Зададимся теперь вопросом: приносит ли многоязычие или двуязычие в целом пользу человеку, в целом вред или это примерно то же самое с точки зрения пользы, что и монолингвизм? Я опишу несколько поразительных и недавно обнаруженных практических преимуществ двуязычия, которые могут произвести на вас большее впечатление, чем привычное утверждение о том, что “изучение иностранного языка обогащает вашу жизнь”. Здесь я буду обсуждать только влияние двуязычия на индивида. Вопрос о том, полезен или вреден билингвизм для общества в целом, будет рассмотрен позже.
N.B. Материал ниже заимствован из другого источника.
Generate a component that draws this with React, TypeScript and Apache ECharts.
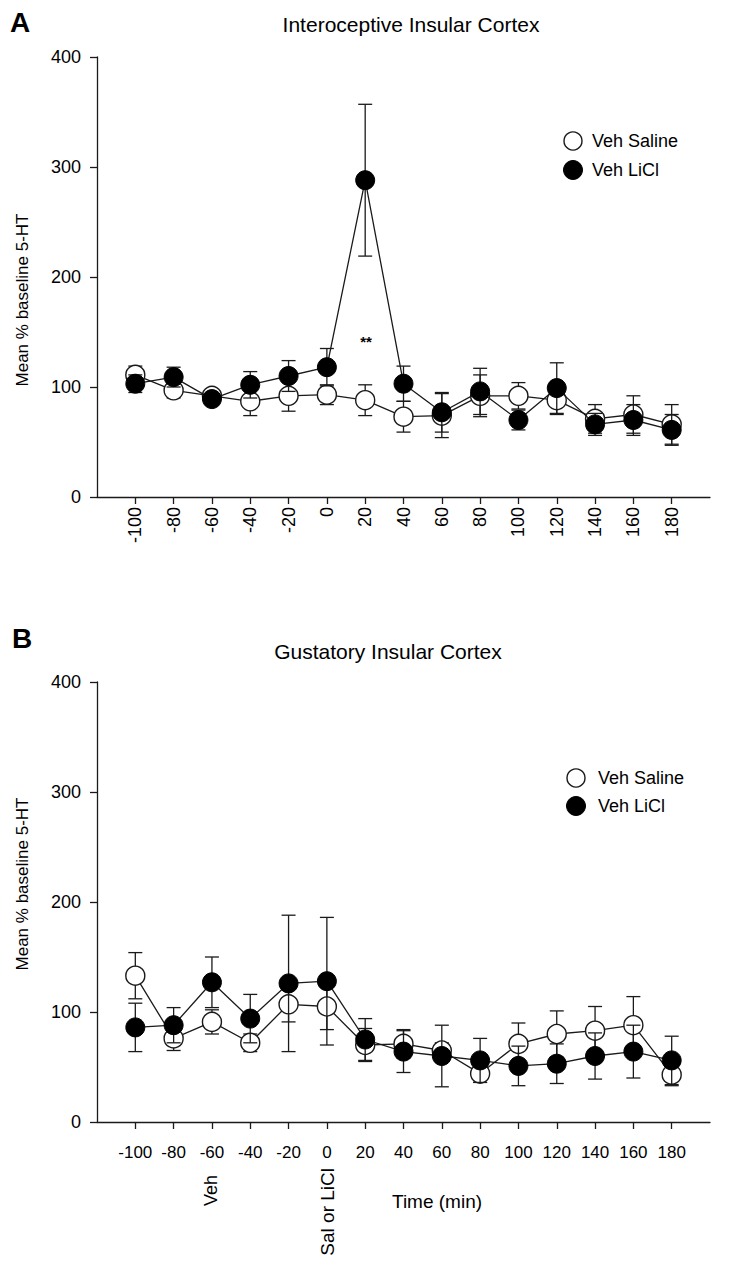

В современных развитых странах, в частности в Соединенных Штатах, где на протяжении 250 лет в население вливалось Значительное число не говорящих по-английски иммигрантов, проблема двуязычия активно обсуждается. В США часто выражается мнение о том, что билингвизм вреден, особенно для детей иммигрантов, которым он препятствует в освоении преимущественно англоговорящей культуры США и которым лучше не изучать родной язык их родителей. Такой взгляд активно поддерживается не только урожденными американцами, но и родителями первого поколения иммигрантов, родившихся уже в Америке, такими, например, как мои бабушка и дедушка, а также родители моей жены. Все они старались не говорить на идише и по-польски соответственно в присутствии своих детей, чтобы последние быстрее выучили английский. Дополнительным основанием для такого отношения со стороны коренных американцев является страх и подозрительность ко всему иностранному, включая иностранный язык, и озабоченность и коренных американцев, и иммигрантов тем, что дети могут быть дезориентированы, общаясь одновременно на двух языках. Еще одна причина подобного отношения — представление о том, что овладение английским языком будет более успешным, если дети будут говорить только на одном языке. Такие рассуждения кажутся вполне логичными: ребенок, изучающий два языка, должен освоить вдвое больше звуков, слов и грамматических структур, чем одноязычный ребенок; каждому языку он сможет уделить всего половину учебного времени, так что возникает опасение, что ребенок-билингва в результате будет плохо говорить на двух языках, вместо того чтобы хорошо говорить на одном.
Вроде бы это действительно так: исследования, проводившиеся в Соединенных Штатах, а также в Ирландии и Уэльсе в 1960-е годы, показали, что дети-билингвы заметно отставали от одноязычных сверстников, более медленно осваивали язык и в конце концов овладевали меньшим словарным запасом на обоих языках. Однако со временем выяснилось, что эти выводы — следствие неверных подсчетов, в ходе которых игнорировались другие переменные, связанных с двуязычием. В Соединенных Штатах в большей степени, чем в других странах, двуязычие ассоциируется с бедностью. Когда американских билингв сравнивали с их говорящими только по-английски сверстниками, последние, как правило, происходили из более обеспеченных семей, посещали лучшие школы, имели более образованных и богатых родителей, работающих на более высоких должностях и обладающих более обширным словарным запасом. Одни эти факторы уже могли объяснять более низкие лингвистические достижения двуязычных детей.